Thursday, September 30, 2010

In defense of my profession - proposals are hard

Now I cannot share war stories from the proposals that I write for my own company, because all of the proposals that I write are perfekt and of the highest qualtiy. However, I can certainly share war stories about the proposals that other companies write.

This happens to be a local one, from my home city of Ontario, California. It seems that the city solicited bids for some Federally-funded traffic light projects in the city, but Liset Marquez reports that one of the bidders found a problem with a competitor's bid.

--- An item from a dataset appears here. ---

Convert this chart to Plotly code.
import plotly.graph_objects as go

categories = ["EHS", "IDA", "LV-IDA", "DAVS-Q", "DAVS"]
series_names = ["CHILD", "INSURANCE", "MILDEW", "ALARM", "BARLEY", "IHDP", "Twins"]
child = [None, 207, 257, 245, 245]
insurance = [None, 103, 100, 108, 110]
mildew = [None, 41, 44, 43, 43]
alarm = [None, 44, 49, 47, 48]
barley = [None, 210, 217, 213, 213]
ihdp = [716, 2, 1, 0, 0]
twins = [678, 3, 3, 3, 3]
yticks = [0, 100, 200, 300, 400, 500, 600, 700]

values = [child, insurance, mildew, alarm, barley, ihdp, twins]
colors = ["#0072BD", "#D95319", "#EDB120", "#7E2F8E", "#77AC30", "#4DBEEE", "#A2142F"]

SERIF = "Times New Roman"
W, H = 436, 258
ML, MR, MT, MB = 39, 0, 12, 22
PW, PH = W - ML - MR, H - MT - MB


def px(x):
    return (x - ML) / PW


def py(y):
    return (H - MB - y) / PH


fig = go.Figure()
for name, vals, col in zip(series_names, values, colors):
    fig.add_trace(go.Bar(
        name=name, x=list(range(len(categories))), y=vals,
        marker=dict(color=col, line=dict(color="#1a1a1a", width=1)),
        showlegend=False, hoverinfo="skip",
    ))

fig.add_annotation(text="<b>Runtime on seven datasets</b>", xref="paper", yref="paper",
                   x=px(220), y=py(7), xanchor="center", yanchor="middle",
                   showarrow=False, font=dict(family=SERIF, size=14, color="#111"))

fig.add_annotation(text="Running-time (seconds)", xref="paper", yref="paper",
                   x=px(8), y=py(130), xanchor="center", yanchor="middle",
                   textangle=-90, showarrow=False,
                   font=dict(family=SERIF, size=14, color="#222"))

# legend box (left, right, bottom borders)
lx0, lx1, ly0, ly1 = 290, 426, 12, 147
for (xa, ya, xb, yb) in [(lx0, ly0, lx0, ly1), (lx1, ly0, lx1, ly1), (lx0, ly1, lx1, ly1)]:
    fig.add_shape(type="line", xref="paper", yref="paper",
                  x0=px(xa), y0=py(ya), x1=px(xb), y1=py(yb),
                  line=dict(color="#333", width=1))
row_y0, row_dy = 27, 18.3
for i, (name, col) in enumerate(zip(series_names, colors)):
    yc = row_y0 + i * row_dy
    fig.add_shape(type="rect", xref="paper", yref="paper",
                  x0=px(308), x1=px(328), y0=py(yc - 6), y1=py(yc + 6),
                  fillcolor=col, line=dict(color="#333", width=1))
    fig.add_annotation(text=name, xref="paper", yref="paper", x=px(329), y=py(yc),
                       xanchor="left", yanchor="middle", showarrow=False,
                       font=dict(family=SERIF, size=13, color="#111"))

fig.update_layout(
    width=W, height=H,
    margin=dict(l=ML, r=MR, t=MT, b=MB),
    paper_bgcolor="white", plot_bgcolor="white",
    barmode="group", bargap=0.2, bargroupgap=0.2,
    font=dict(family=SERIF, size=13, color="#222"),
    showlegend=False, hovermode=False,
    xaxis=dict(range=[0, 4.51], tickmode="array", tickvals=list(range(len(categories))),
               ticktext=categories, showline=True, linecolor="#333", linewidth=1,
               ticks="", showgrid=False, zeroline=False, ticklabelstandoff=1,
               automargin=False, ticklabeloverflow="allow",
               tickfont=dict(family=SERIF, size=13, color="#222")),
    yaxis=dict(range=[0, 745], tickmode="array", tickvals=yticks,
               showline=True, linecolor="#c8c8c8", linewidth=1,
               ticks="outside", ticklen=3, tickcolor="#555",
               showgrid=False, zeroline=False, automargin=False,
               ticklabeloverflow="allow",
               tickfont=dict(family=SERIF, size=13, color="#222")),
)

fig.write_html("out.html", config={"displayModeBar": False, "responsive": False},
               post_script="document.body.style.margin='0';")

Christopher Morales of San Dimas, who was the second-lowest bidder, wrote to Ontario officials that the low bidder, Bell Gardens-based CT & F, did not follow all of the federal guidelines.

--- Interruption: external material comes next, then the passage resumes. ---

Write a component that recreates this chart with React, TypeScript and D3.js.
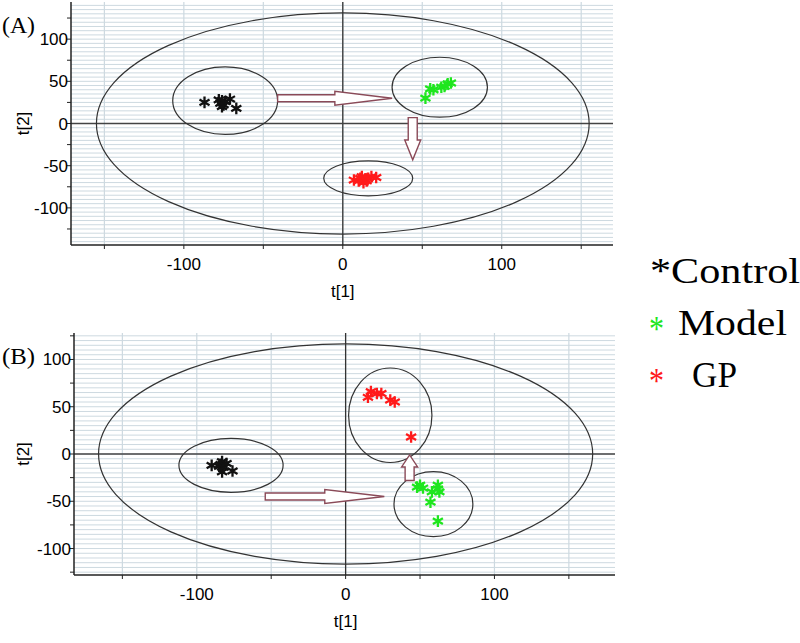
import React from 'react';
import * as d3 from 'd3';

// tick values shared by both score plots
const xTicks = [-100, 0, 100];
const yTicks = [-100, -50, 0, 50, 100];

// panel A scores (t[1], t[2])
const controlA: [number, number][] = [[-87, 25], [-78, 28], [-77, 24], [-76, 27], [-75, 22], [-76, 20], [-74, 26], [-71, 29], [-67, 18]];
const modelA: [number, number][] = [[52, 30], [55, 41], [57, 40], [62, 43], [64, 44], [66, 47], [68, 48]];
const gpA: [number, number][] = [[7, -67], [10, -68], [11, -65], [12, -63], [13, -70], [14, -66], [15, -68], [16, -65], [18, -63], [21, -64]];

// panel B scores
const controlB: [number, number][] = [[-90, -12], [-85, -13], [-84, -11], [-83, -8], [-83, -19], [-82, -14], [-80, -10], [-76, -18]];
const modelB: [number, number][] = [[48, -35], [50, -33], [52, -36], [58, -40], [62, -33], [63, -40], [62, -37], [57, -51], [62, -71]];
const gpB: [number, number][] = [[15, 60], [17, 66], [21, 64], [24, 64], [30, 57], [33, 55], [44, 18]];

// ellipses: [cx, cy, rx, ry] in score units
const ellipsesA = [[0, 0, 155, 131], [-74, 27, 33, 40], [61, 43, 30, 35.5], [16, -65, 28, 20.7]];
const ellipsesB = [[0, 0, 166, 116.5], [-77, -12, 35, 28.5], [30, 41, 28, 50], [59, -53, 26.5, 34.4]];

// arrows: [x1, y1, x2, y2] from tail to tip, in score units
const arrowsA = [[-41, 30, 31, 30], [44, 7, 44, -43]];
const arrowsB = [[-54, -45, 26, -45], [43, -28, 43, -1]];

const groupColors = { control: '#111111', model: '#1ee61e', gp: '#ff1a1a' };

type PanelProps = {
  top: number; bottom: number; left: number; right: number;
  xDomain: [number, number]; yDomain: [number, number];
  label: string; ellipses: number[][]; arrows: number[][];
  control: [number, number][]; model: [number, number][]; gp: [number, number][];
};

const star = d3.symbol().type(d3.symbolAsterisk).size(95);
const serif = '"Liberation Serif", "Times New Roman", serif';

function Arrow({ a, x, y }: { a: number[]; x: any; y: any }) {
  const x1 = x(a[0]), y1 = y(a[1]), x2 = x(a[2]), y2 = y(a[3]);
  const len = Math.hypot(x2 - x1, y2 - y1);
  const ang = (Math.atan2(y2 - y1, x2 - x1) * 180) / Math.PI;
  const horiz = Math.abs(ang) < 45;
  const sw = horiz ? 3.5 : 4.5;
  const hw = horiz ? 7 : 8;
  const hl = horiz ? len * 0.5 : len * 0.47;
  const p = d3.path();
  p.moveTo(0, -sw); p.lineTo(len - hl, -sw); p.lineTo(len - hl, -hw); p.lineTo(len, 0);
  p.lineTo(len - hl, hw); p.lineTo(len - hl, sw); p.lineTo(0, sw); p.closePath();
  return <path d={p.toString()} transform={`translate(${x1},${y1}) rotate(${ang})`} fill="#fff" stroke="#8a4a58" strokeWidth={1.4} />;
}

function Panel(props: PanelProps) {
  const { top, bottom, left, right } = props;
  const x = d3.scaleLinear().domain(props.xDomain).range([left, right]);
  const y = d3.scaleLinear().domain(props.yDomain).range([bottom, top]);
  const hGrid = d3.range(Math.ceil(props.yDomain[0] / 5) * 5, props.yDomain[1], 5);
  const vGrid = d3.range(-150, 151, 50);
  const yMinor = d3.range(-125, 126, 25);
  const font = 'Arial, "Liberation Sans", sans-serif';
  const groups: [string, [number, number][]][] = [['control', props.control], ['model', props.model], ['gp', props.gp]];
  return (
    <g>
      <text x={2} y={top + 31} fontFamily={serif} fontSize={24} textLength={33} lengthAdjust="spacingAndGlyphs">{props.label}</text>
      {hGrid.map(v => <line key={'h' + v} x1={left} x2={right} y1={y(v)} y2={y(v)} stroke="#cdd9e0" strokeWidth={1} />)}
      {vGrid.map(v => <line key={'v' + v} x1={x(v)} x2={x(v)} y1={top} y2={bottom} stroke="#cdd9e0" strokeWidth={1.2} />)}
      <line x1={x(0)} x2={x(0)} y1={top} y2={bottom} stroke="#333" strokeWidth={1.3} />
      <line x1={left} x2={right} y1={y(0)} y2={y(0)} stroke="#444" strokeWidth={1.3} />
      {props.ellipses.map((e, i) => (
        <ellipse key={i} cx={x(e[0])} cy={y(e[1])} rx={x(e[2]) - x(0)} ry={y(0) - y(e[3])} fill="none" stroke="#333" strokeWidth={1.2} />
      ))}
      {props.arrows.map((a, i) => <Arrow key={i} a={a} x={x} y={y} />)}
      {groups.map(([g, pts]) => pts.map((d, i) => (
        <path key={g + i} d={star() as string} transform={`translate(${x(d[0])},${y(d[1])})`} fill="none"
          stroke={(groupColors as any)[g]} strokeWidth={2.3} />
      )))}
      <line x1={left} x2={left} y1={top} y2={bottom} stroke="#222" strokeWidth={1.5} />
      <line x1={left} x2={right} y1={bottom} y2={bottom} stroke="#222" strokeWidth={1.5} />
      {vGrid.map(v => <line key={'xt' + v} x1={x(v)} x2={x(v)} y1={bottom} y2={bottom + 4} stroke="#222" />)}
      {yMinor.map(v => <line key={'yt' + v} x1={left - 4} x2={left} y1={y(v)} y2={y(v)} stroke="#222" />)}
      {xTicks.map(v => (
        <text key={'xl' + v} x={x(v)} y={bottom + 25} textAnchor="middle" fontFamily={font} fontSize={17}>{v}</text>
      ))}
      {yTicks.map(v => (
        <text key={'yl' + v} x={left - 3} y={y(v) + 6} textAnchor="end" fontFamily={font} fontSize={17}>{v}</text>
      ))}
      <text x={x(0)} y={bottom + 52} textAnchor="middle" fontFamily={font} fontSize={17}>t[1]</text>
      <text transform={`translate(29,${y(0)}) rotate(-90)`} textAnchor="middle" fontFamily={font} fontSize={17}>t[2]</text>
    </g>
  );
}

const legend = [
  { name: '*Control', star: '', color: groupColors.control, tx: 650, w: 150 },
  { name: 'Model', star: '*', color: groupColors.model, tx: 678, w: 109 },
  { name: 'GP', star: '*', color: groupColors.gp, tx: 692, w: 45 },
];

export default function App() {
  return (
    <svg width={800} height={643} style={{ position: 'absolute', left: 0, top: 0, background: '#fff' }}>
      <Panel top={2} bottom={245} left={71} right={613} xDomain={[-171, 170]} yDomain={[-144, 144]}
        label="(A)" ellipses={ellipsesA} arrows={arrowsA} control={controlA} model={modelA} gp={gpA} />
      <Panel top={333} bottom={575} left={74} right={615} xDomain={[-182.5, 181]} yDomain={[-128, 128]}
        label="(B)" ellipses={ellipsesB} arrows={arrowsB} control={controlB} model={modelB} gp={gpB} />
      {legend.map((l, i) => (
        <g key={l.name} fontFamily={serif} fontSize={35}>
          {l.star && <text x={649} y={283 + i * 52 + 6} fill={l.color} textLength={15} lengthAdjust="spacingAndGlyphs">{l.star}</text>}
          <text x={l.tx} y={283 + i * 52} fill="#000" textLength={l.w} lengthAdjust="spacingAndGlyphs">{l.name}</text>
        </g>
      ))}
    </svg>
  );
}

Ontario's city engineer, Louis Abi-younes, talked with representatives of the Federal Highway Administration and determined that there WERE problems with CT & F's bid.

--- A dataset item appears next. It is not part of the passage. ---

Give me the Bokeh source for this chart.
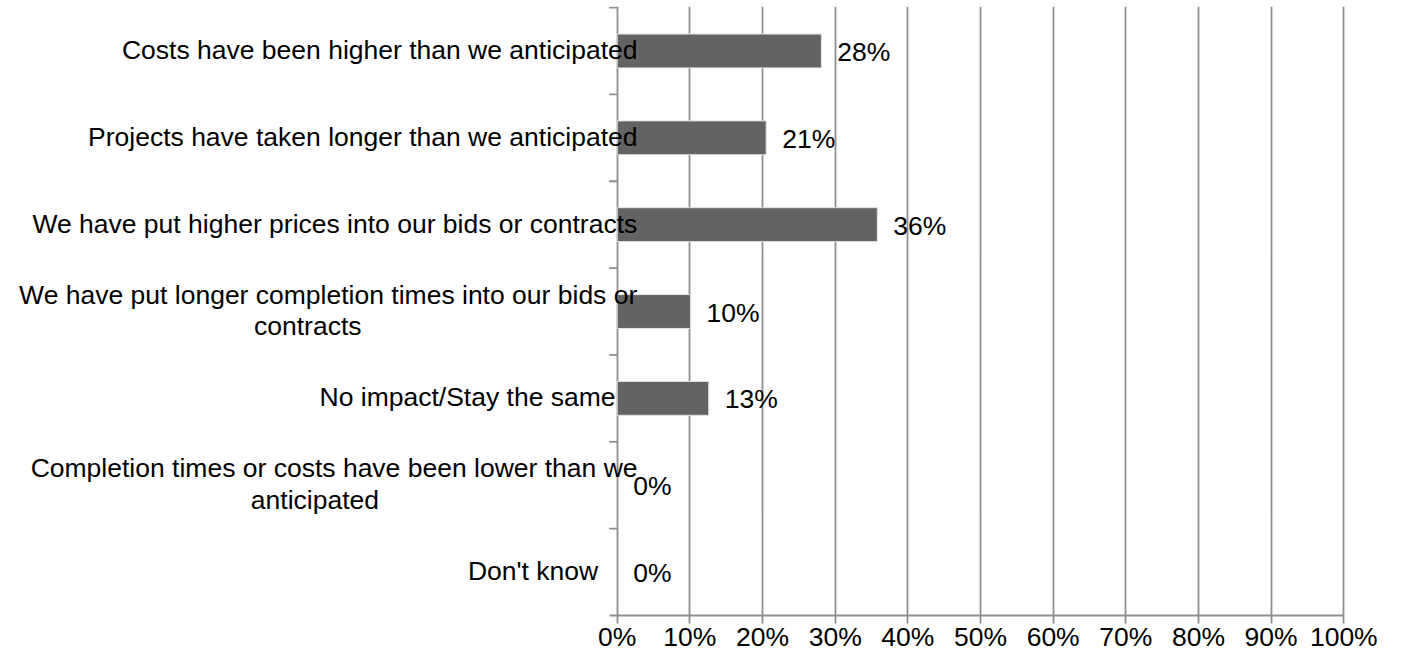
import math
from bokeh.plotting import figure
from bokeh.models import ColumnDataSource, Range1d, FixedTicker
from bokeh.core.properties import value
from bokeh.embed import file_html
from bokeh.resources import INLINE

# ---------------- data ----------------
categories = [
    "Costs have been higher than we anticipated",
    "Projects have taken longer than we anticipated",
    "We have put higher prices into our bids or contracts",
    "We have put longer completion times into our bids or\ncontracts",
    "No impact/Stay the same",
    "Completion times or costs have been lower than we\nanticipated",
    "Don't know",
]
values = [28.1, 20.5, 35.8, 10.1, 12.6, 0.0, 0.0]
x_ticks = [0, 10, 20, 30, 40, 50, 60, 70, 80, 90, 100]
x_tick_labels = ["0%", "10%", "20%", "30%", "40%", "50%", "60%", "70%", "80%", "90%", "100%"]

# ---------------- style / layout ----------------
FONT = "Liberation Sans"
FS = 26.5
GRID = "#8e8e8e"
BAR = "#636363"
W, H = 1386, 654
PX0 = 616.7        # canvas x of the 0% line
SCALE = 7.266      # px per percent
FRAME_W = 1346
TOP = 6
BOTTOM = 39

# Arial / Liberation Sans advance widths (per 1000 em)
WIDTHS = {' ': 278, "'": 191, '/': 278, 'C': 722, 'P': 667, 'W': 944, 'N': 722,
          'D': 722, 'S': 667, 'a': 556, 'b': 556, 'c': 500, 'd': 556, 'e': 556,
          'f': 278, 'g': 556, 'h': 556, 'i': 222, 'j': 222, 'k': 500, 'l': 222,
          'm': 833, 'n': 556, 'o': 556, 'p': 556, 'q': 556, 'r': 333, 's': 500,
          't': 278, 'u': 556, 'v': 500, 'w': 722, 'x': 500, 'y': 500, 'z': 500}


def text_w(s):
    return sum(WIDTHS.get(ch, 556) for ch in s) * FS / 1000.0


n = len(categories)
ys = [n - i - 0.5 for i in range(n)]

x_start = -PX0 / SCALE
x_end = x_start + FRAME_W / SCALE

p = figure(width=W, height=H,
           x_range=Range1d(x_start, x_end), y_range=Range1d(0, n + 0.012),
           output_backend="svg", toolbar_location=None, y_axis_location=None,
           min_border_left=0, min_border_right=W - FRAME_W,
           min_border_top=TOP, min_border_bottom=BOTTOM)
p.outline_line_color = None
p.background_fill_color = "white"
p.border_fill_color = "white"

# x axis
ax = p.xaxis[0]
ax.ticker = FixedTicker(ticks=x_ticks)
ax.major_label_overrides = {t: lab for t, lab in zip(x_ticks, x_tick_labels)}
ax.bounds = (-8.0 / SCALE, x_ticks[-1])
ax.axis_line_color = GRID
ax.axis_line_width = 1.8
ax.major_tick_line_color = GRID
ax.major_tick_line_width = 1.8
ax.major_tick_out = 8
ax.major_tick_in = 0
ax.minor_tick_line_color = None
ax.major_label_standoff = -2
ax.major_label_text_font = FONT
ax.major_label_text_font_size = f"{FS}px"
ax.major_label_text_color = "black"

p.xgrid.grid_line_color = GRID
p.xgrid.grid_line_width = 1.8
p.ygrid.visible = False

# category boundary ticks on the vertical axis
p.ray(x=[0] * n, y=list(range(1, n + 1)), length=8, length_units="screen",
      angle=math.pi, line_color=GRID, line_width=1.8)

# bars (zero-length bars get no outline so the axis line stays unbroken)
bar_src = ColumnDataSource(dict(y=ys, right=values,
                                la=[1.0 if v > 0 else 0.0 for v in values]))
p.hbar(y="y", left=0, right="right", height=0.39, source=bar_src,
       fill_color=BAR, line_color="#e2e2e2", line_width=1, line_alpha="la")

# value labels
val_src = ColumnDataSource(dict(x=values, y=ys, text=[f"{int(v + 0.5)}%" for v in values]))
p.text(x="x", y="y", text="text", source=val_src, x_offset=16, y_offset=1,
       text_align="left", text_baseline="middle",
       text_font=value(FONT), text_font_size=f"{FS}px", text_color="black")

# category labels (placed the way the original chart placed them)
line_h = 1.2 * FS
cx, cy, ct, cxo, cyo = [], [], [], [], []
for lab, yc in zip(categories, ys):
    lines = lab.split("\n")
    w1 = text_w(lines[0])
    right1 = min(584 + 0.105 * w1, 637)
    center1 = right1 - w1 / 2
    nl = len(lines)
    for k, ln in enumerate(lines):
        ck = center1 - 0.04 * (w1 - text_w(ln))
        cx.append(0)
        cy.append(yc)
        ct.append(ln)
        cxo.append(ck - PX0)
        cyo.append((k - (nl - 1) / 2) * line_h - 1)
cat_src = ColumnDataSource(dict(x=cx, y=cy, text=ct, xo=cxo, yo=cyo))
p.text(x="x", y="y", text="text", source=cat_src, x_offset="xo", y_offset="yo",
       text_align="center", text_baseline="middle",
       text_font=value(FONT), text_font_size=f"{FS}px", text_color="black")

open("out.html", "w").write(file_html(p, INLINE))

Oh, and there were problems with the bid of the competitor who reported the issue in the first place. Yes, the second-lowest bid also had errors. And it didn't stop there.

Federal Highway Administration staffers also determined that the second- and third-lowest bidders had also incorrectly filled out the forms, Abi-younes said.

The best solution was to reject all the bids, he said.

Let's face it - when multiple bidders have problems with the forms, then the agency has to look at its procedures. Or, in this case, agencies, since both the city of Ontario and the Federal Highway Administration were involved.